MATERIAL PROVIDED ->
★ ★ ★ ★ ★ ★ ★

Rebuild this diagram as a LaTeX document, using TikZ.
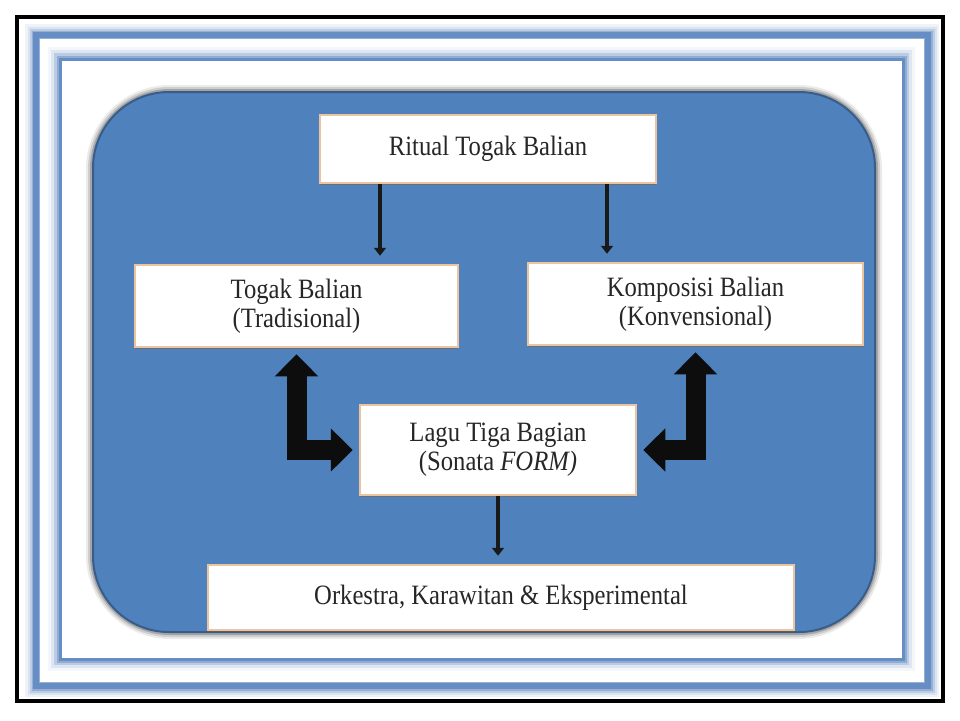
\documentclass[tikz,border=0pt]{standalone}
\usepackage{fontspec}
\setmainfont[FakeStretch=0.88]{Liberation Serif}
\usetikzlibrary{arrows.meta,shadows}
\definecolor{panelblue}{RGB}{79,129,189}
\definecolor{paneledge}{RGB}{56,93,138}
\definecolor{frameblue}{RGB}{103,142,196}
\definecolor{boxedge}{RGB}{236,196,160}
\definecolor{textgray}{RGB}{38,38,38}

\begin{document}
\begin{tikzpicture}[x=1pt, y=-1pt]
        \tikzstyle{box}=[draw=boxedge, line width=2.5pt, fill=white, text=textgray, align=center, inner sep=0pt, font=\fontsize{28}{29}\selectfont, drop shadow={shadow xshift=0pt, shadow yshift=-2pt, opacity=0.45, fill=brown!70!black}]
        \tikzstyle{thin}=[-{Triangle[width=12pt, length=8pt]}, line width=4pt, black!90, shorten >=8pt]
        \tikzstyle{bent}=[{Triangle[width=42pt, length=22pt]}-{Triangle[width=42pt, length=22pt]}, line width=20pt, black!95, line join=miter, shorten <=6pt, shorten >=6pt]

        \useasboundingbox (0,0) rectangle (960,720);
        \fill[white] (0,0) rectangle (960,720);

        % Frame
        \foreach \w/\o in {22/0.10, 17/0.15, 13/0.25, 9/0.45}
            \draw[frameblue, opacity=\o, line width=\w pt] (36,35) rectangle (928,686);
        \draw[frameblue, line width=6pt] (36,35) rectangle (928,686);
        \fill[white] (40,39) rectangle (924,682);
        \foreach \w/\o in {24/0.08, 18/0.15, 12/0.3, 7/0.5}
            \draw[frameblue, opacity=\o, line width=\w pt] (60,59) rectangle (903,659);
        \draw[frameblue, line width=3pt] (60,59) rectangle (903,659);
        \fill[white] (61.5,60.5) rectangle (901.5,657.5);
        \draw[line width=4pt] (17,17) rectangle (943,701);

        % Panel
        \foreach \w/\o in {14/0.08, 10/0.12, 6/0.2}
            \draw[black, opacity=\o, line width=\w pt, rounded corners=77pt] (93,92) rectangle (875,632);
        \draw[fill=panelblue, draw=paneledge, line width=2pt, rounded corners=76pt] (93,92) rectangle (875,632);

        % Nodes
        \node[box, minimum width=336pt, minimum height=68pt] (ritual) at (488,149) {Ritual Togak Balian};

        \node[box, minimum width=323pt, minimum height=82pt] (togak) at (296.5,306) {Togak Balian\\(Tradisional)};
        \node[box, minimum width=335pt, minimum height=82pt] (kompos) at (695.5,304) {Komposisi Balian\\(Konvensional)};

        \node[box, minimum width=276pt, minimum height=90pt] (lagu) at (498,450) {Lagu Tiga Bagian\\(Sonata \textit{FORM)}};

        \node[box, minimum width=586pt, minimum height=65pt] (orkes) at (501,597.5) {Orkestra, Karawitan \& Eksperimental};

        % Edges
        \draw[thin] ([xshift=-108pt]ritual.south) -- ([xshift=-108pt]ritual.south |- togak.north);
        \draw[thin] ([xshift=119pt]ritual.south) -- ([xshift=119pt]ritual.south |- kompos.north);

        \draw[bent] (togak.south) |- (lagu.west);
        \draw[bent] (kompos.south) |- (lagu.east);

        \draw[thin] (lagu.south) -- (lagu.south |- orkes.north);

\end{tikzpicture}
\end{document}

★ ★ ★ ★ ★ ★ ★

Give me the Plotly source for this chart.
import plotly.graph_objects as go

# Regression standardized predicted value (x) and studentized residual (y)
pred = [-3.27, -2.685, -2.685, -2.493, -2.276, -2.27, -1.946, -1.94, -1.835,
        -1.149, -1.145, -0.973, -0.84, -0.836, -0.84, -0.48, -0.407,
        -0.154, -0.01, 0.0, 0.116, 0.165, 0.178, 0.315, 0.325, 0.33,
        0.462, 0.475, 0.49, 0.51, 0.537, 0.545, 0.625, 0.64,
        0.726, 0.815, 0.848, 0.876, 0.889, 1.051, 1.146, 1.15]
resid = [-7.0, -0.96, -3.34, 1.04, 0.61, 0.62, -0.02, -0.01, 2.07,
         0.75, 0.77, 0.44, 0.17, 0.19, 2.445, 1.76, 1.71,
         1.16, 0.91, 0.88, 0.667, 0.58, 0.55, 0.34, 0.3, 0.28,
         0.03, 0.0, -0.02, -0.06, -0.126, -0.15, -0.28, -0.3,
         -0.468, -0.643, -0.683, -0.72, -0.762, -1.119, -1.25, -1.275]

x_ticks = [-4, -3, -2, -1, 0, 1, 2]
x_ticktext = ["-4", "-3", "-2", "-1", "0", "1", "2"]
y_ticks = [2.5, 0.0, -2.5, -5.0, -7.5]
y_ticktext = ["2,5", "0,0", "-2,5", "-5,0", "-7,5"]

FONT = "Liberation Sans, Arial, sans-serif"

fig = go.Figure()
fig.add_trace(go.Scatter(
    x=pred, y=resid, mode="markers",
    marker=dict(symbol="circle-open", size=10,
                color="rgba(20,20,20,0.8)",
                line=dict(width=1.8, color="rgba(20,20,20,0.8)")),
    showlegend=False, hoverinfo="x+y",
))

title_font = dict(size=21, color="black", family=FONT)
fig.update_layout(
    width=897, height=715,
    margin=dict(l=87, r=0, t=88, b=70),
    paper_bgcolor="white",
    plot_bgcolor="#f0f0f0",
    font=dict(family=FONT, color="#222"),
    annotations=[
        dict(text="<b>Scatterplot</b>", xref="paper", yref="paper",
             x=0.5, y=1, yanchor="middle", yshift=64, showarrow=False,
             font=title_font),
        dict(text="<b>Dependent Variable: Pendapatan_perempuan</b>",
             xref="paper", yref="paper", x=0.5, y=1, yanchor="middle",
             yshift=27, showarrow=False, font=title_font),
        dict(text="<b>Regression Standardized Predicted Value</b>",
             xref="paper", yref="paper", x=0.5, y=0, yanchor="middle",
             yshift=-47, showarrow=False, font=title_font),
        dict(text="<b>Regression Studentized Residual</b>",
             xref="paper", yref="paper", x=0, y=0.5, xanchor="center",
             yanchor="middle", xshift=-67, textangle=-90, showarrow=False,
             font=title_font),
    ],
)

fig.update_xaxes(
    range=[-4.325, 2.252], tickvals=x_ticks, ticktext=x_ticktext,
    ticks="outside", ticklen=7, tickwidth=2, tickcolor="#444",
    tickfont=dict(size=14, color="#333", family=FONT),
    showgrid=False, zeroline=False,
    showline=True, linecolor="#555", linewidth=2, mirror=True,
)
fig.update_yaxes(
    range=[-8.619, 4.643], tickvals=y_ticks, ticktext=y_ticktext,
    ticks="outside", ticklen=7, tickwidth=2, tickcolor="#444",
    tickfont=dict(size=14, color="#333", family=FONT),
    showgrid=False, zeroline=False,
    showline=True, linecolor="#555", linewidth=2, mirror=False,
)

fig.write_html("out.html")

★ ★ ★ ★ ★ ★ ★

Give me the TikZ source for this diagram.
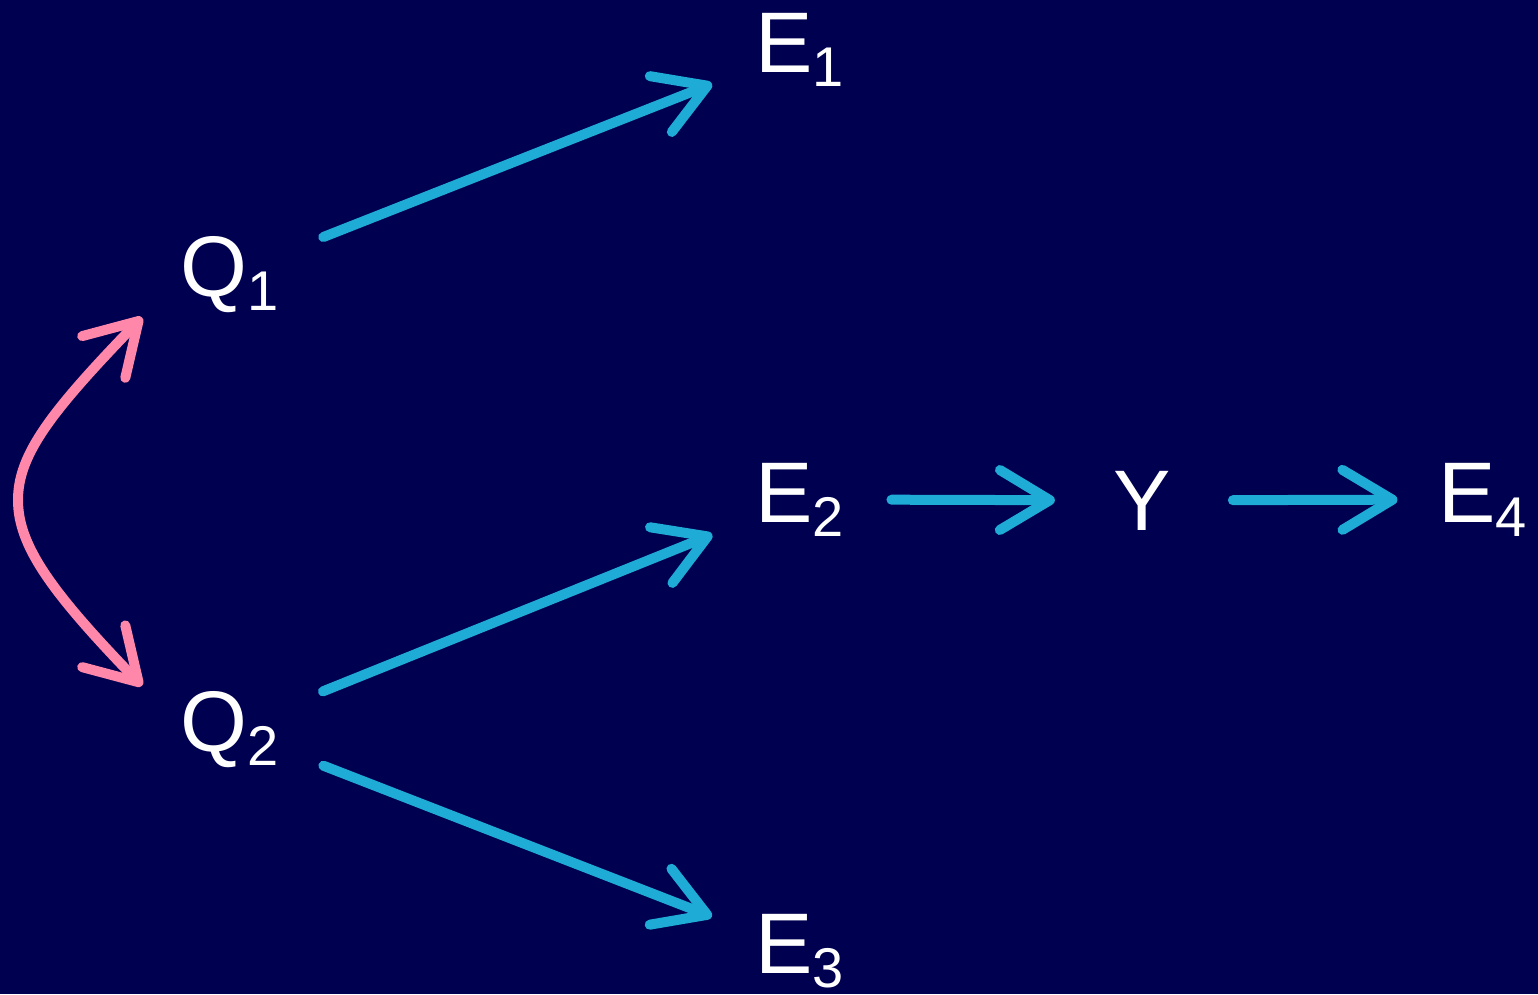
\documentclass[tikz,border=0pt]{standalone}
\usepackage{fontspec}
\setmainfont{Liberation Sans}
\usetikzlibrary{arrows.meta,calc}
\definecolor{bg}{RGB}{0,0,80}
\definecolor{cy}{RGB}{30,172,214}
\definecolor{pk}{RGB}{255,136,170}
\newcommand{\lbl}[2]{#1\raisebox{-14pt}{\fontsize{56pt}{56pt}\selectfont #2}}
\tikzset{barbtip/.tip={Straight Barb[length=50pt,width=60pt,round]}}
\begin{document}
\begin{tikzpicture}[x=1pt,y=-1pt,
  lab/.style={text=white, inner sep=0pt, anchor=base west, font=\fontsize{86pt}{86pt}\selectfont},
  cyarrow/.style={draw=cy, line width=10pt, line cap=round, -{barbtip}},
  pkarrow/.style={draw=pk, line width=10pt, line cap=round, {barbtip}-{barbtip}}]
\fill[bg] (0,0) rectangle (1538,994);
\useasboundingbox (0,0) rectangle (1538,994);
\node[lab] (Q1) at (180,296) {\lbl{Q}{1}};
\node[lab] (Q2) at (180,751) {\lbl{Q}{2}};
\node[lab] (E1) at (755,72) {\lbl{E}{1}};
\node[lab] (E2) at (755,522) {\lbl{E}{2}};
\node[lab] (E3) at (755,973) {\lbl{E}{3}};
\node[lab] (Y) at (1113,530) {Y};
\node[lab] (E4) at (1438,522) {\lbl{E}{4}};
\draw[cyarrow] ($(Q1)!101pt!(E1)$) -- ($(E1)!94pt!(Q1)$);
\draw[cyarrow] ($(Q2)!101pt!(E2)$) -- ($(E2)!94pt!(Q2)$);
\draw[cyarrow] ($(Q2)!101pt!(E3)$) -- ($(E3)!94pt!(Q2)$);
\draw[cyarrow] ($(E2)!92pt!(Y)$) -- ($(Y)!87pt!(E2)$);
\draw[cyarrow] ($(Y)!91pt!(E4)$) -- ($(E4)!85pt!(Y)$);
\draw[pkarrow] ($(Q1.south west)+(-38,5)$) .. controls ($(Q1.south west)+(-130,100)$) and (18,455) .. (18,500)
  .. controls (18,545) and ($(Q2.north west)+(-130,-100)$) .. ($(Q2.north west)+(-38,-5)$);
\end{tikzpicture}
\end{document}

★ ★ ★ ★ ★ ★ ★

DESCRIPTION OF THE TASK ->
Give again, word for word, the part that opens with the line containing "Rebuild this diagram" and closes with the one containing "(17,17) rectangle (943,701);". Include both of those lines and skip all pictures.

EXERCISE SOLUTION ->
Rebuild this diagram as a LaTeX document, using TikZ.
\documentclass[tikz,border=0pt]{standalone}
\usepackage{fontspec}
\setmainfont[FakeStretch=0.88]{Liberation Serif}
\usetikzlibrary{arrows.meta,shadows}
\definecolor{panelblue}{RGB}{79,129,189}
\definecolor{paneledge}{RGB}{56,93,138}
\definecolor{frameblue}{RGB}{103,142,196}
\definecolor{boxedge}{RGB}{236,196,160}
\definecolor{textgray}{RGB}{38,38,38}

\begin{document}
\begin{tikzpicture}[x=1pt, y=-1pt]
        \tikzstyle{box}=[draw=boxedge, line width=2.5pt, fill=white, text=textgray, align=center, inner sep=0pt, font=\fontsize{28}{29}\selectfont, drop shadow={shadow xshift=0pt, shadow yshift=-2pt, opacity=0.45, fill=brown!70!black}]
        \tikzstyle{thin}=[-{Triangle[width=12pt, length=8pt]}, line width=4pt, black!90, shorten >=8pt]
        \tikzstyle{bent}=[{Triangle[width=42pt, length=22pt]}-{Triangle[width=42pt, length=22pt]}, line width=20pt, black!95, line join=miter, shorten <=6pt, shorten >=6pt]

        \useasboundingbox (0,0) rectangle (960,720);
        \fill[white] (0,0) rectangle (960,720);

        % Frame
        \foreach \w/\o in {22/0.10, 17/0.15, 13/0.25, 9/0.45}
            \draw[frameblue, opacity=\o, line width=\w pt] (36,35) rectangle (928,686);
        \draw[frameblue, line width=6pt] (36,35) rectangle (928,686);
        \fill[white] (40,39) rectangle (924,682);
        \foreach \w/\o in {24/0.08, 18/0.15, 12/0.3, 7/0.5}
            \draw[frameblue, opacity=\o, line width=\w pt] (60,59) rectangle (903,659);
        \draw[frameblue, line width=3pt] (60,59) rectangle (903,659);
        \fill[white] (61.5,60.5) rectangle (901.5,657.5);
        \draw[line width=4pt] (17,17) rectangle (943,701);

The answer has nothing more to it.